La plupart des traductions sont moins littérales que celle présentée ci-dessus, qui peut paraître confuse. La Déesse Maat est simplement appelée “justice”, “vérité”, ou encore “loi” ou “règle”, dans d’autres traductions, excluant ainsi l’élément spirituel féminin, pourtant bien présent dans les écritures égyptiennes. Voici par exemple une traduction partagée sur egyptos.net (le nom du traducteur ou de la traductrice n’est pas précisé) :
Si tu es un guide, chargé de donner des directives à un grand nombre, cherche, pour toi, chaque occasion d’être efficient, de sorte que ta manière de gouverner soit sans faute. Grande est la règle, durable son efficacité. Elle n’a pas été perturbée depuis le temps d’Osiris. On châtie celui qui transgresse les lois, même si cette transgression est le fait de celui au cœur rapace. L’iniquité est capable de s’emparer de la quantité, mais jamais le mal ne mènera son entreprise à bon port. Celui qui agit mal dit : j’acquiers pour moi-même ; il ne dit pas : j’acquiers au bénéfice de ma fonction. Quand vient la fin, la règle demeure. C’est ce que dit un homme juste : tel est le domaine de mon père spirituel.

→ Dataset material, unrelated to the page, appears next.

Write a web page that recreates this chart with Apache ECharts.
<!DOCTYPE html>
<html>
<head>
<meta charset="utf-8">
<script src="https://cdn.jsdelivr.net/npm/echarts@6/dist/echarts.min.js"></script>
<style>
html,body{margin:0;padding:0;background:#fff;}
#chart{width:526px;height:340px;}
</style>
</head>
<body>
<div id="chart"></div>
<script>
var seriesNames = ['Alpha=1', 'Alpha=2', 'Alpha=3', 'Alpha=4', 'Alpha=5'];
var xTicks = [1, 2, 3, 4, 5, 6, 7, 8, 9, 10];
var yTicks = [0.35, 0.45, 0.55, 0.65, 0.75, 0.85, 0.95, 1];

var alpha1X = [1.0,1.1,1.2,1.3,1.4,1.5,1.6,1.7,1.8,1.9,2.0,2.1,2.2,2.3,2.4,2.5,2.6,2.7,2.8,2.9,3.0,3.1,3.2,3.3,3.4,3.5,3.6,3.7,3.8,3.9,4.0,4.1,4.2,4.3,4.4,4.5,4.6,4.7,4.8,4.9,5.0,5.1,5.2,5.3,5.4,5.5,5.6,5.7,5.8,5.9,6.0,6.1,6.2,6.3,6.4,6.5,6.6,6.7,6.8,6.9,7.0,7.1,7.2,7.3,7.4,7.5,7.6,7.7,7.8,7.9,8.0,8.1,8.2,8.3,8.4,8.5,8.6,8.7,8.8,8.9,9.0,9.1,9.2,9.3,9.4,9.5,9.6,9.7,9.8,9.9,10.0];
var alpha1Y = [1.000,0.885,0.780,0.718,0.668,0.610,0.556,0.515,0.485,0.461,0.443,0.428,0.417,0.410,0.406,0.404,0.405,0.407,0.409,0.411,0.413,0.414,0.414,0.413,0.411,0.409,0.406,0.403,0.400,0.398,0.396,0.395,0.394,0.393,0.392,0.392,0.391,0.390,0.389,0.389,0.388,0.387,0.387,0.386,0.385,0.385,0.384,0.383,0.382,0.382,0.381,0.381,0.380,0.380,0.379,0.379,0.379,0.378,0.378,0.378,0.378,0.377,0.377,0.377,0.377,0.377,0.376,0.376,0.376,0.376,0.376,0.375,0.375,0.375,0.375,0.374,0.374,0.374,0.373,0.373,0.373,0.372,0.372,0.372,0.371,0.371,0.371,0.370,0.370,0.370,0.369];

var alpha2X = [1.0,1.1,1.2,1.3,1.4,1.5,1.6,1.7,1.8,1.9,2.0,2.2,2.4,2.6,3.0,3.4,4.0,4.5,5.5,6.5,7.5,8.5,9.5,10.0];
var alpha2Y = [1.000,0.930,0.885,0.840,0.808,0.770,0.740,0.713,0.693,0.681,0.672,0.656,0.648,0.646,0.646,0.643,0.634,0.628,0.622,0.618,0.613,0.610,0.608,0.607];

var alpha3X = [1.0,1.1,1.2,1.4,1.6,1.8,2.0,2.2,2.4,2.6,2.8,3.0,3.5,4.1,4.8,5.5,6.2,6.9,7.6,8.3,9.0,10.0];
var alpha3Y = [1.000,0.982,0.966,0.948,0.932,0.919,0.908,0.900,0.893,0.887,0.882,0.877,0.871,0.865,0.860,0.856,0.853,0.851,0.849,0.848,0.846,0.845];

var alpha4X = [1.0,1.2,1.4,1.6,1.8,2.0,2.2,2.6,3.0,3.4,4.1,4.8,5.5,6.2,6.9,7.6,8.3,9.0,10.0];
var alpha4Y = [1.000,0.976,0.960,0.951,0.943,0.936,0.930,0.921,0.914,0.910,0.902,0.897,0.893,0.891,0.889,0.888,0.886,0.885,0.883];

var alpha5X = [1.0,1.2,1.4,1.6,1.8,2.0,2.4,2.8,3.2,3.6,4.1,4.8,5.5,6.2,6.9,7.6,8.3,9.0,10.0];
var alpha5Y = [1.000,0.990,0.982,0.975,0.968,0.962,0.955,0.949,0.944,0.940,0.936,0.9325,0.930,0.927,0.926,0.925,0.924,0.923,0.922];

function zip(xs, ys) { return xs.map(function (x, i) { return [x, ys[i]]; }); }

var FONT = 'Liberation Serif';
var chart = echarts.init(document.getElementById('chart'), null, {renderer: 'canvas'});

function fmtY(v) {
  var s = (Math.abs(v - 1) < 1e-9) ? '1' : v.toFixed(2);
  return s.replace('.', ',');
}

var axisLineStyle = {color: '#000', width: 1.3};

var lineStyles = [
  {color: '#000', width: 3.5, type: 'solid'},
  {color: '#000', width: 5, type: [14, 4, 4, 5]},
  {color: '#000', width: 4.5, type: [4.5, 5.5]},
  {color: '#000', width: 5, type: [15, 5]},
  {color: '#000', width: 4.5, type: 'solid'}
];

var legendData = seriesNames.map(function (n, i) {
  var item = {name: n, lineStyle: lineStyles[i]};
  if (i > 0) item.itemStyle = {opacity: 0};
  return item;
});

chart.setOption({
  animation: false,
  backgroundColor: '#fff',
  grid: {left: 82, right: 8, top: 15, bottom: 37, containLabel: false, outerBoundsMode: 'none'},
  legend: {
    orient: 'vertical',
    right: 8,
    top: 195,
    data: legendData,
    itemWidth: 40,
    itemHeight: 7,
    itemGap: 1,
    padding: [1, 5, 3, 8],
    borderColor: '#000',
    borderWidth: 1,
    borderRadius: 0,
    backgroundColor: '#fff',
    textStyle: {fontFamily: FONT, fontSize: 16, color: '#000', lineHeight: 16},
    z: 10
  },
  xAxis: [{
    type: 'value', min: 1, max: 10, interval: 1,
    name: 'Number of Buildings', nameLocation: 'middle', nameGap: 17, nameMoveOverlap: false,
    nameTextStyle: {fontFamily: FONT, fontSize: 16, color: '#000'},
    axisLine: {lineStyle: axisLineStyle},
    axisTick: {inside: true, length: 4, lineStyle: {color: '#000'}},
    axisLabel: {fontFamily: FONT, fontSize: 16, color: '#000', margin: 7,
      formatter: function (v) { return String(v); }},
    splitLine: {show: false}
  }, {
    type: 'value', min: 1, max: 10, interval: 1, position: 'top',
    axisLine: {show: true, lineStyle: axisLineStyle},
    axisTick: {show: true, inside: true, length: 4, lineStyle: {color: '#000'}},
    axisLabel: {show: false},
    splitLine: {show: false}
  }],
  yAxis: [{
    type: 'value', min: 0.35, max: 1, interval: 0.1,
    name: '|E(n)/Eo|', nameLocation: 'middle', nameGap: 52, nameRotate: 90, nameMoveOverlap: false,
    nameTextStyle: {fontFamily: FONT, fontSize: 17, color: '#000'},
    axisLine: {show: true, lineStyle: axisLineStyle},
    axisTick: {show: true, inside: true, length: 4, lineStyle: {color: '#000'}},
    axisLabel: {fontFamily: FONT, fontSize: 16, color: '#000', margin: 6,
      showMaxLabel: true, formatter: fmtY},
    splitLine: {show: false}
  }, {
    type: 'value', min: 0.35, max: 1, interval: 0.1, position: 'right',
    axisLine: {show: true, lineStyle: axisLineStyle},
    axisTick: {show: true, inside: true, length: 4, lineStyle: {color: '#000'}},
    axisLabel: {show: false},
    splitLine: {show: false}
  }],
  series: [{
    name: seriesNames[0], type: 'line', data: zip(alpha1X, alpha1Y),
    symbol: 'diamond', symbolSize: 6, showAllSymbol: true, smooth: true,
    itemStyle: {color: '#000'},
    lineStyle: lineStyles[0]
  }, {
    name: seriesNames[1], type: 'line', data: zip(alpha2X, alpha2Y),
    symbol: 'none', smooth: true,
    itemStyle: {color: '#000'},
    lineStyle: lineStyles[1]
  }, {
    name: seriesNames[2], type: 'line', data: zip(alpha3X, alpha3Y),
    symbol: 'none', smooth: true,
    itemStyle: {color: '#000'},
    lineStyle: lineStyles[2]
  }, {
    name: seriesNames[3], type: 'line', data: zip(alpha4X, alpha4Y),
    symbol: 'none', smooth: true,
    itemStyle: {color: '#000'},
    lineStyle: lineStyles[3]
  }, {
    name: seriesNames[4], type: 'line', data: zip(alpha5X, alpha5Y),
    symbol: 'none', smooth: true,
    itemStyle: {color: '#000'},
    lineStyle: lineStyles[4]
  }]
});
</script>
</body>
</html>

Le concept de Maat des maximes de Ptahhotep n’est pas sans rappeler celui du Tao. Dans le Tao Te Ching de Lao Tse, le mot Tao désigne la voie, l’équilibre, la conduite, la source, la mère primordiale…
La Tao Te Ching connaît lui-même une grande diversité de traductions. Certains traducteurs mettent en avant l’essence maternelle du Tao tandis que d’autres l’excluent totalement. Une intéressante comparaison est proposée sur ttc.tasuki.org
Toutefois, pourrions-nous nous dire, les préjugés ne sont ils pas bâtis, finalement, sur une réalité ?
Lorsqu’on regarde autour de nous, même avec un effort d’objectivité, la domination des hommes sur les femmes, et la loi du plus fort en général, n’est-elle pas partout ? N’est-il pas légitime de ce fait d’en déduire qu’il a du en être ainsi depuis la nuit des temps ?
En fait, il existe bien des exceptions au patriarcat. Quelques sociétés ont adopté un système de filiation de type matrilocal et matrilinéaire, c’est à dire que les filles, ou seulement l’une d’entre elles, restent au domicile des parents et héritent de leur propriété, tout en prenant soin d’eux dans leur grand âge. Il s’agit par exemple des Garo ou des Khassi du Meghalaya, des Mosuo de Chine, des Minangkabau d’Indonésie, des Iroquoi d’Amérique… Des récits d’explorateurs font état de plusieurs autres sociétés ayant fonctionné selon ce système, avant que la quasi totalité des peuples ne soit assujettie à des systèmes religieux ou philosophiques d’essence patriarcale, tels que le Judaïsme, le Christianisme, l’Islam, les lois de Manu de l’hindouisme, le Confucianisme…
La manière de vivre d’une société humaine dépend aussi de conditions environnementales et de contacts avec d’autres civilisations. Lorsque ces éléments de l’environnement changent, la manière de vivre change aussi.
Il est probable qu’il y a bien longtemps, lorsque l’humanité était moins nombreuse et donc moins sujette aux conflits, une grande partie de l’humanité au moins, ait respecté la filiation naturelle qui lie l’enfant à sa mère bien plus qu’à son père.
Peut-être aussi que le développement de pôles commerciaux attractifs, de cités, a favorisé une agglomération de populations qui, si elle sont mal protégées, deviennent facilement les proies des plus violentes et des plus pillardes d’entre elles, pour qui un système de filiation qui avantage le plus fort ne paraît pas contre nature.
Quoi qu’il en soit, faire d’une moyenne de ce que l’on observe aujourd’hui une généralité globale, immuable, voire idéale, conduit certainement à l’erreur.
L’Histoire est aussi un outil de pouvoir, car on tend à tirer les leçons du passé pour améliorer l’avenir. Il suffit donc de manipuler la version officielle de l’Histoire pour faire accepter certains idéaux.
Celui qui a le contrôle du passé a le contrôle du futur.